The new general licences have also been slammed by the National Gamekeepers’ Organisation (NGO), which says its members will no longer be able to carry out important conservation work in the country.
Commenting on the proposed changes in Wales, David Pooler, North Wales chairman of the National Gamekeepers’ Organisation, said: “This will be a disaster for rural Wales, making the jobs of gamekeepers, farmers and pest controllers more difficult at the very time when rapidly declining wildlife in the Welsh countryside needs all the help it can get.
“NRW has run scared of a non-existent legal threat, rushing through a set of ill-considered and over-precautionary licences that will stop people doing what they need to do and harm the very biodiversity NRW is supposed to look after.
“NRW repeatedly ignored our concerns when we met with them multiple times during the summer to explain that their proposals would be counter-productive.
“Just two weeks ago (8 September) we issued a joint press release along with all the other countryside and farming representative bodies in Wales urging NRW to think again. They ignored that too. All trust between NRW and what should be its valued rural partners is now shattered.
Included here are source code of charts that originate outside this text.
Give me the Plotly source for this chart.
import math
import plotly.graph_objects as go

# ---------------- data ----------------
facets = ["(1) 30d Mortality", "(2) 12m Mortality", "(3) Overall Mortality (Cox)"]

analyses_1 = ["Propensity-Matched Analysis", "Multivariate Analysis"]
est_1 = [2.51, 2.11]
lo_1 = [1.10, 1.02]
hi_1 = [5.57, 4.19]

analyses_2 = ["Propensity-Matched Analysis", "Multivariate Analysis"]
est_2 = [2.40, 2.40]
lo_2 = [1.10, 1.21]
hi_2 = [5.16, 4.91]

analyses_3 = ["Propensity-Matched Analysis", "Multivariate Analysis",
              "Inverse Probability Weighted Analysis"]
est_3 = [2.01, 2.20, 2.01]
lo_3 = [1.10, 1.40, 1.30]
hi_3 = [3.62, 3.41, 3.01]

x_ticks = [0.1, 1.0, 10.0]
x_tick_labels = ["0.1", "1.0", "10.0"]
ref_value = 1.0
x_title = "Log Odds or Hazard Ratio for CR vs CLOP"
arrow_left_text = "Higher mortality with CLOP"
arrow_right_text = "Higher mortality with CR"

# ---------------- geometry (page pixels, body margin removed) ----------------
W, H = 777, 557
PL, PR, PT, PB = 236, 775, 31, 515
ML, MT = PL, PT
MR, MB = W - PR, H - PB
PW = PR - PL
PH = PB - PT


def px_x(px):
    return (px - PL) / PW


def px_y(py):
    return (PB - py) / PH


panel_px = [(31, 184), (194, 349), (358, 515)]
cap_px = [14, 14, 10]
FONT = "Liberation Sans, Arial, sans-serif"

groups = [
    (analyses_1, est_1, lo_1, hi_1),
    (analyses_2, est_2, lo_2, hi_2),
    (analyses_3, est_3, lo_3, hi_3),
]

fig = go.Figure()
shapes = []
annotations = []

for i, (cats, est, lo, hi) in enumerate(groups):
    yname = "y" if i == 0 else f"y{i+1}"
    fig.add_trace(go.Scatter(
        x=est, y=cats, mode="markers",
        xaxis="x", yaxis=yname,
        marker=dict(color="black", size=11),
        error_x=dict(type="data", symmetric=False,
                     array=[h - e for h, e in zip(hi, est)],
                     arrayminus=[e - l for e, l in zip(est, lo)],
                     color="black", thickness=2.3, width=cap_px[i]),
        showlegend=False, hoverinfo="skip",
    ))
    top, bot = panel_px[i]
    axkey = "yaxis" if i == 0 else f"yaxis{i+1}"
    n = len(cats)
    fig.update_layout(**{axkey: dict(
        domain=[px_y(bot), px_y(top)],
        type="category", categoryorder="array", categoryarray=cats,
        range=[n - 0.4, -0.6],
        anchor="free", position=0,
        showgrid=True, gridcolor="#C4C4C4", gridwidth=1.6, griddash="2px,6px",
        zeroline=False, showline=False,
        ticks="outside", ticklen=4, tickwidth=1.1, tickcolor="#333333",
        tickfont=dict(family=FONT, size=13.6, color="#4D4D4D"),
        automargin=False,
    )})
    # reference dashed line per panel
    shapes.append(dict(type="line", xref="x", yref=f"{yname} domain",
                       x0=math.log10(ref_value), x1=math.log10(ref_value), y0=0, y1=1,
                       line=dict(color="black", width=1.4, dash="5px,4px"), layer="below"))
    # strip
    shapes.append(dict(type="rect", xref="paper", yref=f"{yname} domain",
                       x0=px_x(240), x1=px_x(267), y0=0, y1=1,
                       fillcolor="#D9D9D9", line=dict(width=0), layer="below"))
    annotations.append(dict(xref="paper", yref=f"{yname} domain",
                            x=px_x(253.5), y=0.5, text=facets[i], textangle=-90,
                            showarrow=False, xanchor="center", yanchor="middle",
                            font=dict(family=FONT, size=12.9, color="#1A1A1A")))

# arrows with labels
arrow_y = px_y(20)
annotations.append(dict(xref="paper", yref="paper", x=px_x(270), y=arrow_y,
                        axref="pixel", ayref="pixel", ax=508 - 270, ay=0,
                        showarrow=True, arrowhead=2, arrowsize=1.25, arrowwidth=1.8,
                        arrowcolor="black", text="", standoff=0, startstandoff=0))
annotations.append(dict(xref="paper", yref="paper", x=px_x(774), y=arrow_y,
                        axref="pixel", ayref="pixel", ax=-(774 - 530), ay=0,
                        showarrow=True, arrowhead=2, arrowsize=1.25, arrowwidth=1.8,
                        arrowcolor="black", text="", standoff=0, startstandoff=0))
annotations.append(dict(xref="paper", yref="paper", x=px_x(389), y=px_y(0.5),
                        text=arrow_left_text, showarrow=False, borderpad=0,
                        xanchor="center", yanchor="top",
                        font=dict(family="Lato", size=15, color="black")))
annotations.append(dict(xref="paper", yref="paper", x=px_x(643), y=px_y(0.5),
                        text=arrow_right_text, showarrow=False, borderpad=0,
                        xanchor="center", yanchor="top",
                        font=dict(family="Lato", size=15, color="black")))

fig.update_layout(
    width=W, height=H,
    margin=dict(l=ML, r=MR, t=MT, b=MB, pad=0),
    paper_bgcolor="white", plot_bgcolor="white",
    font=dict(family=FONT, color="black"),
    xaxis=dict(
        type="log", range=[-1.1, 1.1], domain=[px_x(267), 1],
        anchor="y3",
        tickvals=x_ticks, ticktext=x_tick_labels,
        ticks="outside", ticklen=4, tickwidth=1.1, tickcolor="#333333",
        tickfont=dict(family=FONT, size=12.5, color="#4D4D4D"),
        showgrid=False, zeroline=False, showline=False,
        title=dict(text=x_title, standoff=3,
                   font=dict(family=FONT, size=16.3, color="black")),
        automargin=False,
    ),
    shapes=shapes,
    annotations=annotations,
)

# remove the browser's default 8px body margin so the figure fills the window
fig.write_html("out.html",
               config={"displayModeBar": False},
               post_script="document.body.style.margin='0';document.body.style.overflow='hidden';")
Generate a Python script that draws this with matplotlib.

“There is no democratic control on NRW. They were given free rein by the Welsh Government to run wildlife licensing and can do with it what they like.
“The only recourse against unlawful changes to the licences is judicial review by the courts, which we and others will now have to consider.
“NRW said they wanted to hear our views but they didn’t listen. Instead of sensible licences that we could support, they have rushed ahead with these botched new versions which we have no choice but to condemn.”